A universal Clebsch-Gordan filtration for $\operatorname{GL}_{2,A}$ (2308.12730v8)

Abstract: The aim of the paper is to study the group schemes $G:=\operatorname{SL}{2, A}, \operatorname{GL}{2,A}$ and universal Clebsch-Gordan filtrations. Here $A$ is a field or any commutative ring. If $V:=A{e_1,e_2}$ is the free rank $2$ module on $A$ and if we give $V$ the "standard" structure as comodule on $G$, we may form the symmetric powers $\operatorname{Sym}^n(V)$ for $n \geq 1$ an integer. If $A$ is a field of characteristic zero, there is a direct sum decomposition of the tensor product $\operatorname{Sym}^n(V) \otimes \operatorname{Sym}^m(V)$ into irreducible $G$-comodules and the main aim of the paper is to investigate if similar results hold over the ring of integers or a more general commutative ring such as a Dedekind domain.
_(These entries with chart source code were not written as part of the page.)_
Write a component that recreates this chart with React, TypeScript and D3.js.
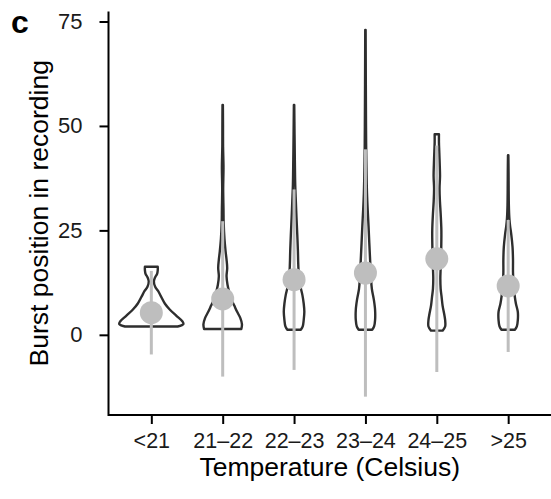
import React, { useRef, useEffect } from 'react'
import * as d3 from 'd3'

// temperature bins
const categories = ['<21', '21–22', '22–23', '23–24', '24–25', '>25']

// mean and sd of burst position per bin
const means = [5.3, 8.6, 13.2, 14.8, 18.2, 11.7]
const sds = [10, 18.6, 21.6, 29.6, 27.1, 15.8]

// violin profiles: [burst position, relative density]
const violinLt21: [number, number][] = [
  [2.0, 0.82], [2.6, 1.0], [3.2, 0.97], [4.5, 0.79], [6.0, 0.58], [7.5, 0.42],
  [9.2, 0.3], [10.5, 0.21], [11.5, 0.12], [12.8, 0.08], [13.8, 0.12],
  [14.6, 0.18], [15.5, 0.2], [16.3, 0.2]
]
const violin2122: [number, number][] = [
  [1.4, 0.58], [2.5, 0.6], [4, 0.55], [5.5, 0.45], [7, 0.36], [8.5, 0.27],
  [10, 0.21], [12, 0.15], [14, 0.12], [16, 0.14], [18, 0.12], [20, 0.09],
  [23, 0.055], [27, 0.03], [30, 0.025], [35, 0.015], [40, 0.025],
  [45, 0.012], [50, 0.01], [55, 0.006]
]
const violin2223: [number, number][] = [
  [1.2, 0.21], [2, 0.27], [3.5, 0.3], [5.5, 0.32], [7.5, 0.3], [9.5, 0.26],
  [11.5, 0.2], [14, 0.15], [17, 0.13], [20, 0.12], [24, 0.1], [28, 0.076],
  [32, 0.055], [36, 0.036], [42, 0.024], [48, 0.015], [55, 0.006]
]
const violin2324: [number, number][] = [
  [1.2, 0.21], [2, 0.27], [3.5, 0.3], [6, 0.3], [8.5, 0.26], [11, 0.2],
  [14, 0.17], [18, 0.145], [22, 0.12], [26, 0.097], [30, 0.07], [34, 0.048],
  [38, 0.036], [44, 0.024], [50, 0.018], [60, 0.012], [73, 0.006]
]
const violin2425: [number, number][] = [
  [1.0, 0.18], [2, 0.26], [3.5, 0.26], [5, 0.23], [7, 0.18], [9, 0.15],
  [11, 0.12], [13.5, 0.11], [16, 0.12], [20, 0.136], [25, 0.142], [29, 0.12],
  [32, 0.097], [35, 0.085], [38, 0.1], [41, 0.09], [44, 0.076], [46, 0.067],
  [48, 0.067]
]
const violinGt25: [number, number][] = [
  [1.2, 0.21], [2, 0.27], [3.5, 0.3], [5.5, 0.3], [7.5, 0.24], [9.5, 0.2],
  [12, 0.167], [15, 0.15], [18, 0.15], [21, 0.136], [24, 0.097], [26, 0.06],
  [28, 0.036], [31, 0.021], [35, 0.015], [39, 0.012], [43, 0.006]
]
const violins = [violinLt21, violin2122, violin2223, violin2324, violin2425, violinGt25]

const yTicks = [0, 25, 50, 75]

const width = 551
const height = 499
const margin = { top: 11.5, right: 0, bottom: 84, left: 108.5 }
const font = '"Liberation Sans", Arial, Helvetica, sans-serif'
const dark = '#2e2e2e'
const grey = '#bebebe'

export default function App() {
  const svgRef = useRef<SVGSVGElement | null>(null)

  useEffect(() => {
    if (!svgRef.current) return
    const svg = d3.select(svgRef.current)
    svg.selectAll('*').remove()

    const x = d3.scalePoint<string>()
      .domain(categories)
      .range([margin.left, width - margin.right])
      .padding(0.6)

    // y range from the data, expanded by 5% like ggplot
    const allVals = [
      ...violins.flatMap(v => v.map(d => d[0])),
      ...means.map((m, i) => m - sds[i]),
      ...means.map((m, i) => m + sds[i])
    ]
    const [lo, hi] = d3.extent(allVals) as [number, number]
    const pad = (hi - lo) * 0.05
    const y = d3.scaleLinear()
      .domain([lo - pad, hi + pad])
      .range([height - margin.bottom, margin.top])

    const maxDens = d3.max(violins.flatMap(v => v.map(d => d[1]))) as number
    const w = d3.scaleLinear().domain([0, maxDens]).range([0, x.step() * 0.45])

    const g = svg.append('g')

    // violins
    violins.forEach((prof, i) => {
      const cx = x(categories[i])!
      const area = d3.area<[number, number]>()
        .y(d => y(d[0]))
        .x0(d => cx - w(d[1]))
        .x1(d => cx + w(d[1]))
        .curve(d3.curveCatmullRom)
      g.append('path')
        .attr('d', area(prof))
        .attr('fill', 'white')
        .attr('stroke', dark)
        .attr('stroke-width', 2.4)
        .attr('stroke-linejoin', 'round')
    })

    // mean ± sd
    g.selectAll('.sd')
      .data(categories)
      .enter().append('line')
      .attr('x1', d => x(d)!)
      .attr('x2', d => x(d)!)
      .attr('y1', (d, i) => y(means[i] - sds[i]))
      .attr('y2', (d, i) => y(means[i] + sds[i]))
      .attr('stroke', grey)
      .attr('stroke-width', 3)

    g.selectAll('.mean')
      .data(categories)
      .enter().append('circle')
      .attr('cx', d => x(d)!)
      .attr('cy', (d, i) => y(means[i]))
      .attr('r', 11.5)
      .attr('fill', grey)

    // y axis
    const yAxis = svg.append('g')
      .attr('transform', `translate(${margin.left},0)`)
      .call(d3.axisLeft(y).tickValues(yTicks).tickSize(9).tickPadding(17))
    yAxis.select('.domain').remove()
    yAxis.selectAll('line').attr('stroke', 'black').attr('stroke-width', 2)
    yAxis.selectAll('text')
      .attr('fill', '#1a1a1a')
      .style('font-family', font)
      .style('font-size', '22px')

    // x axis
    const xAxis = svg.append('g')
      .attr('transform', `translate(0,${height - margin.bottom})`)
      .call(d3.axisBottom(x).tickSize(9).tickPadding(9))
    xAxis.select('.domain').remove()
    xAxis.selectAll('line').attr('stroke', 'black').attr('stroke-width', 2)
    xAxis.selectAll('text')
      .attr('fill', '#1a1a1a')
      .style('font-family', font)
      .style('font-size', '21.5px')

    // axis lines
    svg.append('path')
      .attr('d', `M${margin.left},${margin.top}V${height - margin.bottom}H${width}`)
      .attr('fill', 'none')
      .attr('stroke', 'black')
      .attr('stroke-width', 2)

    // titles
    svg.append('text')
      .attr('transform', `translate(48,${(margin.top + height - margin.bottom) / 2}) rotate(-90)`)
      .attr('text-anchor', 'middle')
      .style('font-family', font)
      .style('font-size', '26.5px')
      .text('Burst position in recording')

    svg.append('text')
      .attr('x', (margin.left + width) / 2)
      .attr('y', 476)
      .attr('text-anchor', 'middle')
      .style('font-family', font)
      .style('font-size', '26.5px')
      .text('Temperature (Celsius)')

    svg.append('text')
      .attr('x', 11)
      .attr('y', 33)
      .style('font-family', font)
      .style('font-size', '32px')
      .style('font-weight', 'bold')
      .text('c')
  }, [])

  return (
    <svg
      ref={svgRef}
      width={width}
      height={height}
      style={{ position: 'absolute', left: 0, top: 0, background: 'white' }}
    />
  )
}
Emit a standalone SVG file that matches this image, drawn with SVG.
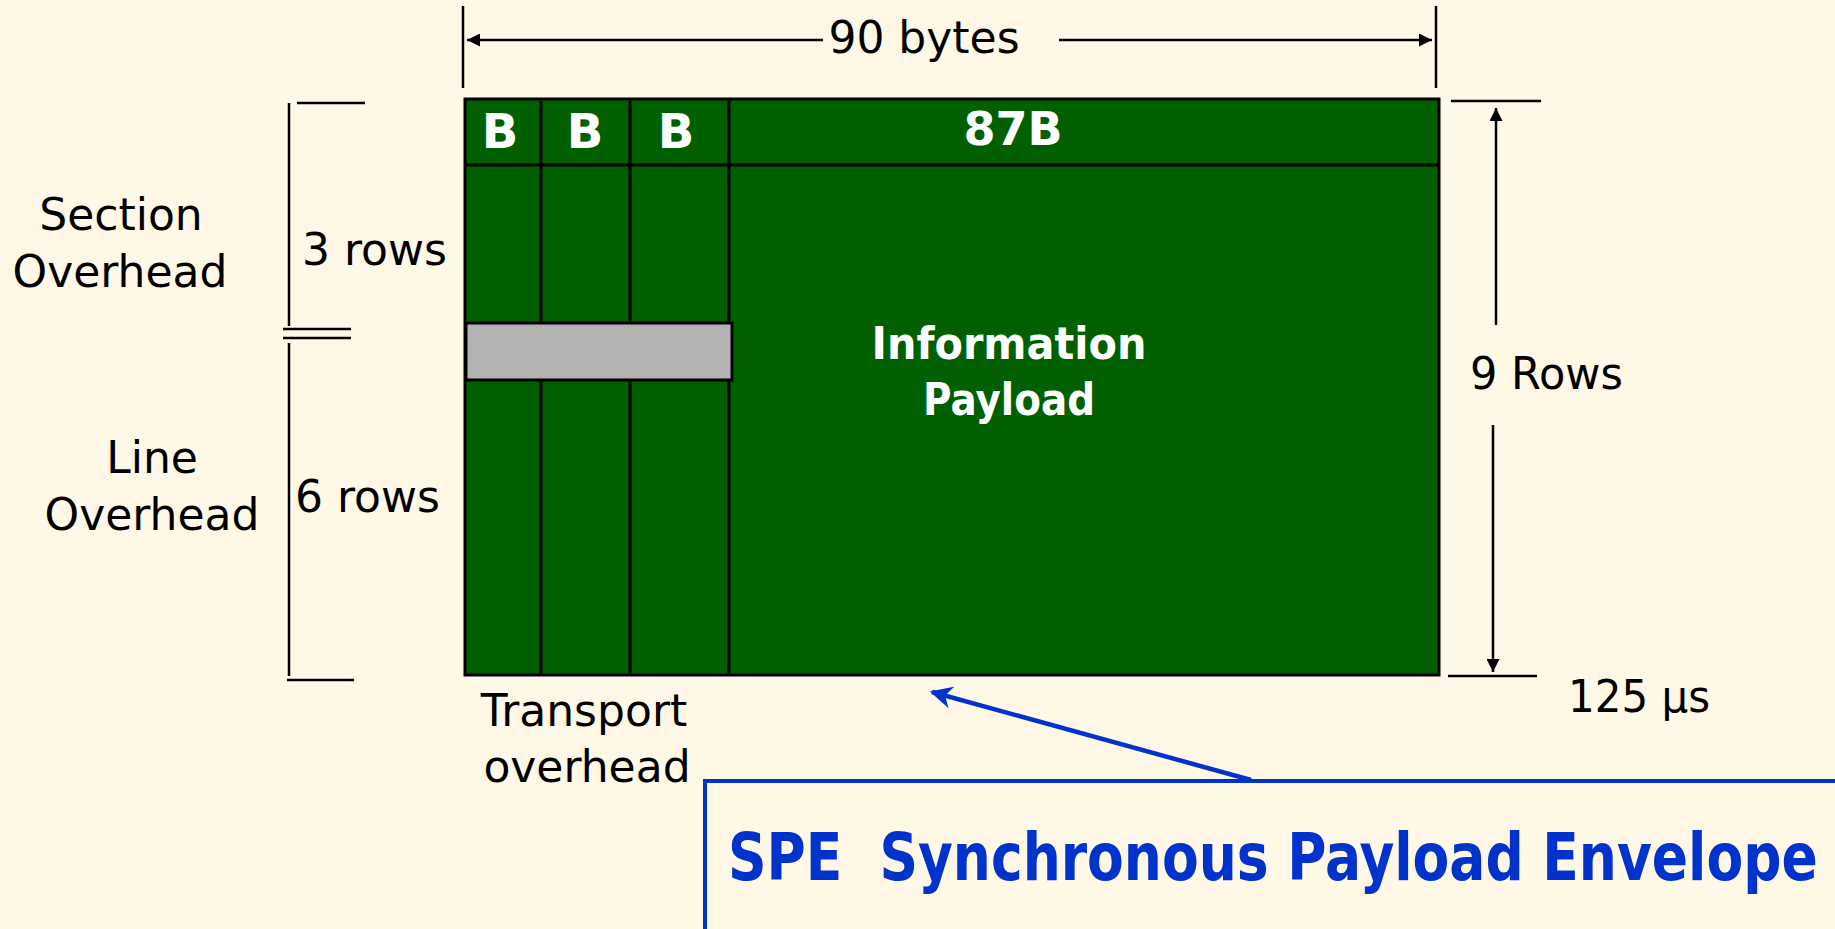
<svg xmlns="http://www.w3.org/2000/svg" width="1835" height="929" viewBox="0 0 1835 929">
<defs>
<style>
.t{font-family:"DejaVu Sans","Liberation Sans",sans-serif;fill:#000;font-size:44px}
.w{font-family:"DejaVu Sans","Liberation Sans",sans-serif;fill:#fff;font-weight:bold}
.dim{stroke:#000;stroke-width:2.5;fill:none}
.grid{stroke:#000;stroke-width:3;fill:none}
</style>
<marker id="ah" viewBox="0 0 10 10" refX="10" refY="5" markerWidth="15" markerHeight="13" markerUnits="userSpaceOnUse" orient="auto">
<path d="M0,0 L10,5 L0,10 z" fill="#000"/>
</marker>
<marker id="ahb" viewBox="0 0 10 10" refX="9" refY="5" markerWidth="5" markerHeight="5" orient="auto">
<path d="M0,0 L10,5 L0,10 L3,5 z" fill="#0033CC"/>
</marker>
</defs>
<rect width="1835" height="929" fill="#FFF8E6"/>

<g id="frame">
<rect x="465" y="99" width="974" height="576" fill="#006000" stroke="#000" stroke-width="3"/>
<line class="grid" x1="465" y1="165" x2="1439" y2="165"/>
<line class="grid" x1="541" y1="101" x2="541" y2="675"/>
<line class="grid" x1="630" y1="101" x2="630" y2="675"/>
<line class="grid" x1="729" y1="101" x2="729" y2="675"/>
<rect x="466" y="323" width="266" height="57" fill="#B3B3B3" stroke="#000" stroke-width="3"/>
<text class="w" x="500" y="148" font-size="48" text-anchor="middle">B</text>
<text class="w" x="585" y="148" font-size="48" text-anchor="middle">B</text>
<text class="w" x="676" y="148" font-size="48" text-anchor="middle">B</text>
<text class="w" x="1013" y="145" font-size="46" text-anchor="middle">87B</text>
<text class="w" x="1009" y="359" font-size="44" text-anchor="middle" textLength="275" lengthAdjust="spacingAndGlyphs">Information</text>
<text class="w" x="1009" y="415" font-size="44" text-anchor="middle" textLength="172" lengthAdjust="spacingAndGlyphs">Payload</text>
</g>

<g id="connectors">
<line class="dim" x1="463" y1="6" x2="463" y2="88"/>
<line class="dim" x1="1436" y1="6" x2="1436" y2="88"/>
<line class="dim" x1="823" y1="40" x2="467" y2="40" marker-end="url(#ah)"/>
<line class="dim" x1="1059" y1="40" x2="1432" y2="40" marker-end="url(#ah)"/>

<line class="dim" x1="289" y1="103" x2="289" y2="326"/>
<line class="dim" x1="297" y1="103" x2="365" y2="103"/>
<line class="dim" x1="283" y1="329" x2="351" y2="329"/>
<line class="dim" x1="283" y1="338" x2="351" y2="338"/>
<line class="dim" x1="289" y1="343" x2="289" y2="676"/>
<line class="dim" x1="287" y1="680" x2="354" y2="680"/>

<line class="dim" x1="1451" y1="101" x2="1541" y2="101"/>
<line class="dim" x1="1496" y1="325" x2="1496" y2="108" marker-end="url(#ah)"/>
<line class="dim" x1="1493" y1="425" x2="1493" y2="672" marker-end="url(#ah)"/>
<line class="dim" x1="1448" y1="676" x2="1537" y2="676"/>

<line x1="1251" y1="780" x2="932" y2="692" stroke="#0033CC" stroke-width="4.5" marker-end="url(#ahb)"/>
</g>

<g id="labels">
<text class="t" x="924" y="53" font-size="45" text-anchor="middle">90 bytes</text>
<text class="t" x="121" y="230" text-anchor="middle">Section</text>
<text class="t" x="120" y="287" text-anchor="middle">Overhead</text>
<text class="t" x="302" y="265">3 rows</text>
<text class="t" x="152" y="473" text-anchor="middle">Line</text>
<text class="t" x="152" y="530" text-anchor="middle">Overhead</text>
<text class="t" x="295" y="512">6 rows</text>
<text class="t" x="1470" y="389" textLength="153" lengthAdjust="spacingAndGlyphs">9 Rows</text>
<text class="t" x="1568" y="712" textLength="142" lengthAdjust="spacingAndGlyphs">125 μs</text>
<text class="t" x="584" y="726" text-anchor="middle">Transport</text>
<text class="t" x="587" y="782" text-anchor="middle">overhead</text>
</g>

<g id="spe">
<rect x="705" y="781" width="1140" height="160" fill="#FFF8E6" stroke="#0033CC" stroke-width="4"/>
<text transform="translate(728,880) scale(0.809,1)" x="0" y="0" font-family="DejaVu Sans, Liberation Sans, sans-serif" font-weight="bold" font-size="66" fill="#0033CC" textLength="1347" lengthAdjust="spacingAndGlyphs" xml:space="preserve">SPE  Synchronous Payload Envelope</text>
</g>
</svg>
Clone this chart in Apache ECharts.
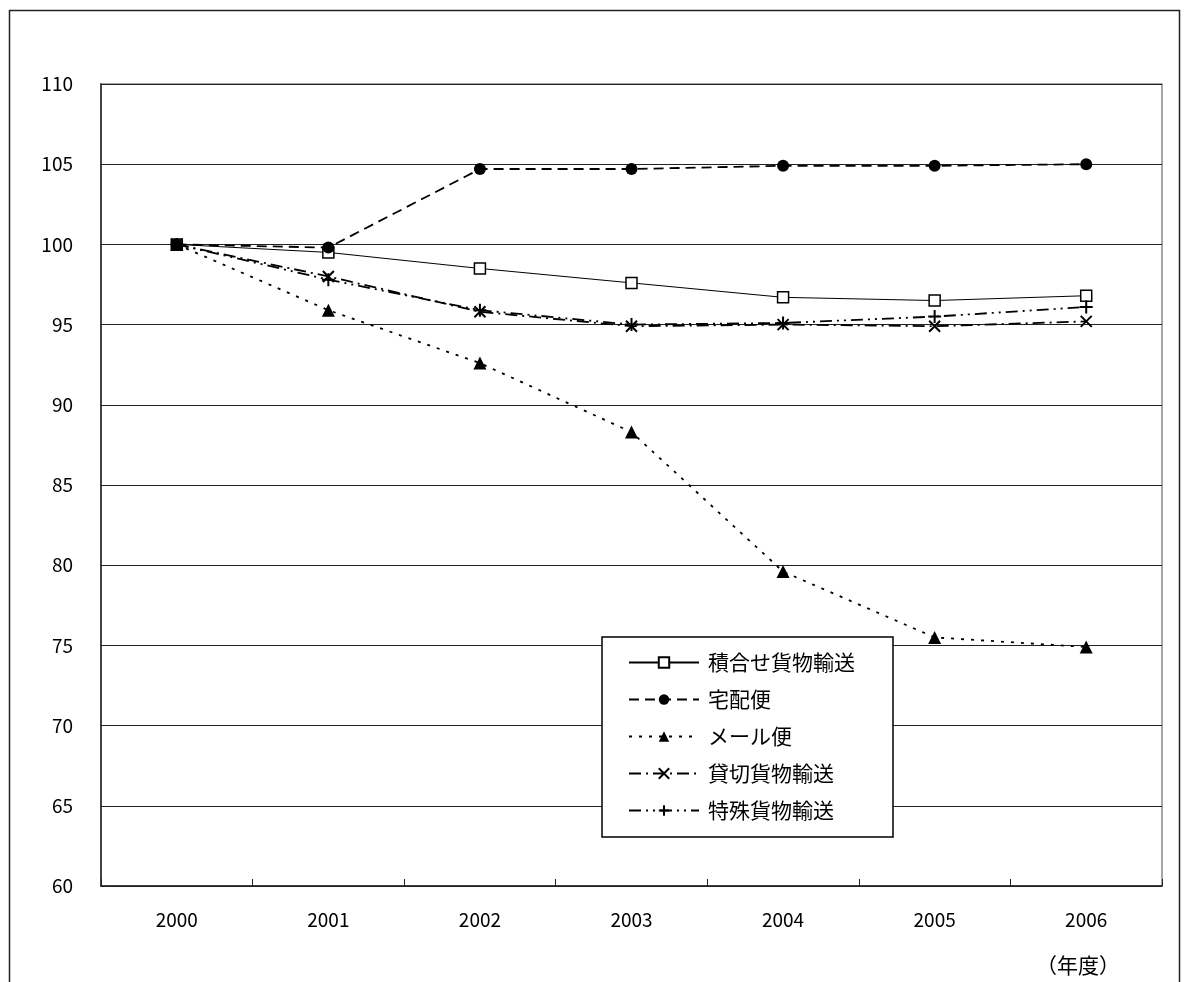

For $A:=\mathbb{Z}$ we will find that there is for any pair of integers $1 \leq n \leq m$ a finite filtration $F_i \subseteq \operatorname{Sym}^n(V) \otimes \operatorname{Sym}^m(V)$ with $F_i/F_{i+1} \cong \operatorname{Sym}^{n+m-2i}(V)$ for $i=0,..,n$. This implies there is a version of the Clebsch-Gordan formula valid in the Grothendieck group of coherent comodules on $G$. I also prove a similar result for $\operatorname{GL}_{2,A}$. I moreover prove that the group scheme $G$ is not "completely reducible" in the sense that there are surjections $\phi: V \rightarrow W$ of finite rank comodules on $G$ that do not split. I also discuss the notion "good filtration" for torsion free comodules and give an explicit construction of an infinte set of non trival comodules with a good filtration. I give a functorial definition of the dual comodule of any comodule $(V, \Delta)$, where $V$ is a free and finite rank $A$-module. This construction has the property that the double dual $V^{**}$ is canonically isomorphic to $V$ as comodule. I calculate some explicit examples.